PROBLEM DESCRIPTION:
All the data must come back unchanged, except that pictures are left out.

STORED DATA:
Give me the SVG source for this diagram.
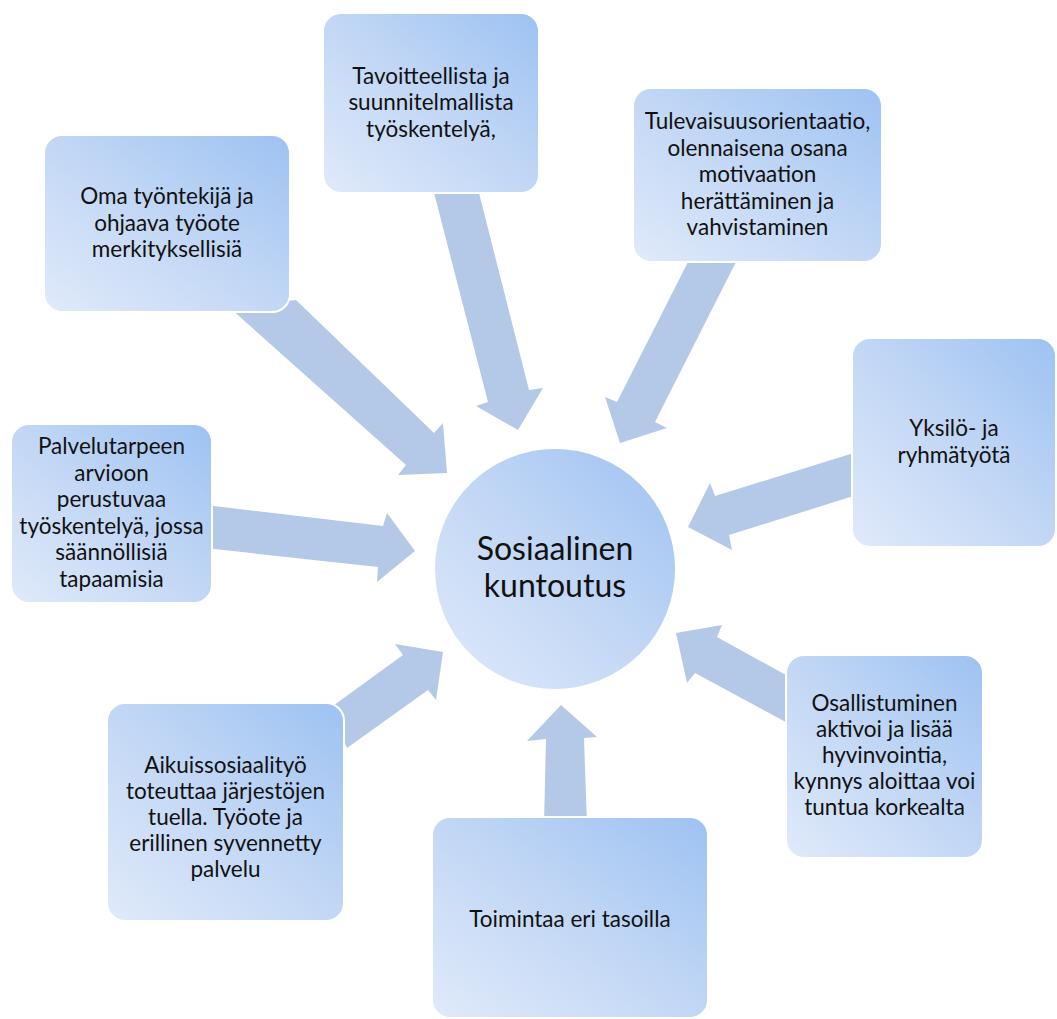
<svg xmlns="http://www.w3.org/2000/svg" width="1057" height="1019" viewBox="0 0 1057 1019">
<defs>
<linearGradient id="g" x1="0" y1="1" x2="1" y2="0">
<stop offset="0" stop-color="#e0eafa"/>
<stop offset="0.5" stop-color="#c2d7f5"/>
<stop offset="1" stop-color="#9dc2f2"/>
</linearGradient>
<style>
.box{fill:url(#g);stroke:#ffffff;stroke-width:2}
.arrow{fill:#b4c9e7}
.t{font-family:Lato,"Liberation Sans",sans-serif;font-size:22.5px;fill:#111111;text-anchor:middle}
.tc{font-family:Lato,"Liberation Sans",sans-serif;font-size:32px;fill:#111111;text-anchor:middle}
</style>
</defs>
<rect width="1057" height="1019" fill="#ffffff"/>
<g id="connectors">
<polygon class="arrow" points="230,308 406,465 398,475 447,473 443,423 434,433 296,300"/>
<polygon class="arrow" points="432,185 488,402 476,406 518,430 543,388 529,390 477,185"/>
<polygon class="arrow" points="690,258 617,402 605,397 620,443 667,428 655,422 738,258"/>
<polygon class="arrow" points="860,451 715,496 710,483 688,527 732,550 729,535 860,494"/>
<polygon class="arrow" points="205,505 383,526 387,513 415,551 377,582 378,567 205,548"/>
<polygon class="arrow" points="330,708 403,655 395,644 443,652 436,700 428,690 347,748"/>
<polygon class="arrow" points="544,825 546,739 527,741 561,705 597,737 584,738 587,825"/>
<polygon class="arrow" points="795,680 717,637 722,625 676,633 687,683 695,673 795,727"/>
</g>
<g id="center">
<circle cx="555" cy="569" r="121" class="box"/>
<text class="tc" x="555" y="560">Sosiaalinen</text>
<text class="tc" x="555" y="597">kuntoutus</text>
</g>
<g id="n-oma">
<rect class="box" x="44" y="135" width="246" height="177" rx="18"/>
<text class="t" x="167" y="204">Oma työntekijä ja</text>
<text class="t" x="167" y="230.5">ohjaava työote</text>
<text class="t" x="167" y="257">merkityksellisiä</text>
</g>
<g id="n-tavoitteellista">
<rect class="box" x="323" y="13" width="216" height="180" rx="18"/>
<text class="t" x="431" y="83.5">Tavoitteellista ja</text>
<text class="t" x="431" y="110">suunnitelmallista</text>
<text class="t" x="431" y="136.5">työskentelyä,</text>
</g>
<g id="n-tulevaisuus">
<rect class="box" x="633" y="88" width="249" height="174" rx="18"/>
<text class="t" x="757.5" y="129">Tulevaisuusorientaatio,</text>
<text class="t" x="757.5" y="155.5">olennaisena osana</text>
<text class="t" x="757.5" y="182">motivaation</text>
<text class="t" x="757.5" y="208.5">herättäminen ja</text>
<text class="t" x="757.5" y="235">vahvistaminen</text>
</g>
<g id="n-yksilo">
<rect class="box" x="852" y="338" width="204" height="209" rx="18"/>
<text class="t" x="954" y="436">Yksilö- ja</text>
<text class="t" x="954" y="463">ryhmätyötä</text>
</g>
<g id="n-palvelutarpeen">
<rect class="box" x="11" y="424" width="201" height="179" rx="18"/>
<text class="t" x="111.5" y="454">Palvelutarpeen</text>
<text class="t" x="111.5" y="480.5">arvioon</text>
<text class="t" x="111.5" y="507">perustuvaa</text>
<text class="t" x="111.5" y="533.5">työskentelyä, jossa</text>
<text class="t" x="111.5" y="560">säännöllisiä</text>
<text class="t" x="111.5" y="586.5">tapaamisia</text>
</g>
<g id="n-aikuis">
<rect class="box" x="107" y="703" width="237" height="218" rx="18"/>
<text class="t" x="225.5" y="773">Aikuissosiaalityö</text>
<text class="t" x="225.5" y="799">toteuttaa järjestöjen</text>
<text class="t" x="225.5" y="825">tuella. Työote ja</text>
<text class="t" x="225.5" y="851">erillinen syvennetty</text>
<text class="t" x="225.5" y="877">palvelu</text>
</g>
<g id="n-toimintaa">
<rect class="box" x="432" y="817" width="276" height="201" rx="18"/>
<text class="t" x="570" y="927">Toimintaa eri tasoilla</text>
</g>
<g id="n-osallistuminen">
<rect class="box" x="786" y="655" width="197" height="203" rx="18"/>
<text class="t" x="884.5" y="711">Osallistuminen</text>
<text class="t" x="884.5" y="737">aktivoi ja lisää</text>
<text class="t" x="884.5" y="763">hyvinvointia,</text>
<text class="t" x="884.5" y="789">kynnys aloittaa voi</text>
<text class="t" x="884.5" y="815">tuntua korkealta</text>
</g>
</svg>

CORRECT OUTPUT:
Give me the SVG source for this diagram.
<svg xmlns="http://www.w3.org/2000/svg" width="1057" height="1019" viewBox="0 0 1057 1019">
<defs>
<linearGradient id="g" x1="0" y1="1" x2="1" y2="0">
<stop offset="0" stop-color="#e0eafa"/>
<stop offset="0.5" stop-color="#c2d7f5"/>
<stop offset="1" stop-color="#9dc2f2"/>
</linearGradient>
<style>
.box{fill:url(#g);stroke:#ffffff;stroke-width:2}
.arrow{fill:#b4c9e7}
.t{font-family:Lato,"Liberation Sans",sans-serif;font-size:22.5px;fill:#111111;text-anchor:middle}
.tc{font-family:Lato,"Liberation Sans",sans-serif;font-size:32px;fill:#111111;text-anchor:middle}
</style>
</defs>
<rect width="1057" height="1019" fill="#ffffff"/>
<g id="connectors">
<polygon class="arrow" points="230,308 406,465 398,475 447,473 443,423 434,433 296,300"/>
<polygon class="arrow" points="432,185 488,402 476,406 518,430 543,388 529,390 477,185"/>
<polygon class="arrow" points="690,258 617,402 605,397 620,443 667,428 655,422 738,258"/>
<polygon class="arrow" points="860,451 715,496 710,483 688,527 732,550 729,535 860,494"/>
<polygon class="arrow" points="205,505 383,526 387,513 415,551 377,582 378,567 205,548"/>
<polygon class="arrow" points="330,708 403,655 395,644 443,652 436,700 428,690 347,748"/>
<polygon class="arrow" points="544,825 546,739 527,741 561,705 597,737 584,738 587,825"/>
<polygon class="arrow" points="795,680 717,637 722,625 676,633 687,683 695,673 795,727"/>
</g>
<g id="center">
<circle cx="555" cy="569" r="121" class="box"/>
<text class="tc" x="555" y="560">Sosiaalinen</text>
<text class="tc" x="555" y="597">kuntoutus</text>
</g>
<g id="n-oma">
<rect class="box" x="44" y="135" width="246" height="177" rx="18"/>
<text class="t" x="167" y="204">Oma työntekijä ja</text>
<text class="t" x="167" y="230.5">ohjaava työote</text>
<text class="t" x="167" y="257">merkityksellisiä</text>
</g>
<g id="n-tavoitteellista">
<rect class="box" x="323" y="13" width="216" height="180" rx="18"/>
<text class="t" x="431" y="83.5">Tavoitteellista ja</text>
<text class="t" x="431" y="110">suunnitelmallista</text>
<text class="t" x="431" y="136.5">työskentelyä,</text>
</g>
<g id="n-tulevaisuus">
<rect class="box" x="633" y="88" width="249" height="174" rx="18"/>
<text class="t" x="757.5" y="129">Tulevaisuusorientaatio,</text>
<text class="t" x="757.5" y="155.5">olennaisena osana</text>
<text class="t" x="757.5" y="182">motivaation</text>
<text class="t" x="757.5" y="208.5">herättäminen ja</text>
<text class="t" x="757.5" y="235">vahvistaminen</text>
</g>
<g id="n-yksilo">
<rect class="box" x="852" y="338" width="204" height="209" rx="18"/>
<text class="t" x="954" y="436">Yksilö- ja</text>
<text class="t" x="954" y="463">ryhmätyötä</text>
</g>
<g id="n-palvelutarpeen">
<rect class="box" x="11" y="424" width="201" height="179" rx="18"/>
<text class="t" x="111.5" y="454">Palvelutarpeen</text>
<text class="t" x="111.5" y="480.5">arvioon</text>
<text class="t" x="111.5" y="507">perustuvaa</text>
<text class="t" x="111.5" y="533.5">työskentelyä, jossa</text>
<text class="t" x="111.5" y="560">säännöllisiä</text>
<text class="t" x="111.5" y="586.5">tapaamisia</text>
</g>
<g id="n-aikuis">
<rect class="box" x="107" y="703" width="237" height="218" rx="18"/>
<text class="t" x="225.5" y="773">Aikuissosiaalityö</text>
<text class="t" x="225.5" y="799">toteuttaa järjestöjen</text>
<text class="t" x="225.5" y="825">tuella. Työote ja</text>
<text class="t" x="225.5" y="851">erillinen syvennetty</text>
<text class="t" x="225.5" y="877">palvelu</text>
</g>
<g id="n-toimintaa">
<rect class="box" x="432" y="817" width="276" height="201" rx="18"/>
<text class="t" x="570" y="927">Toimintaa eri tasoilla</text>
</g>
<g id="n-osallistuminen">
<rect class="box" x="786" y="655" width="197" height="203" rx="18"/>
<text class="t" x="884.5" y="711">Osallistuminen</text>
<text class="t" x="884.5" y="737">aktivoi ja lisää</text>
<text class="t" x="884.5" y="763">hyvinvointia,</text>
<text class="t" x="884.5" y="789">kynnys aloittaa voi</text>
<text class="t" x="884.5" y="815">tuntua korkealta</text>
</g>
</svg>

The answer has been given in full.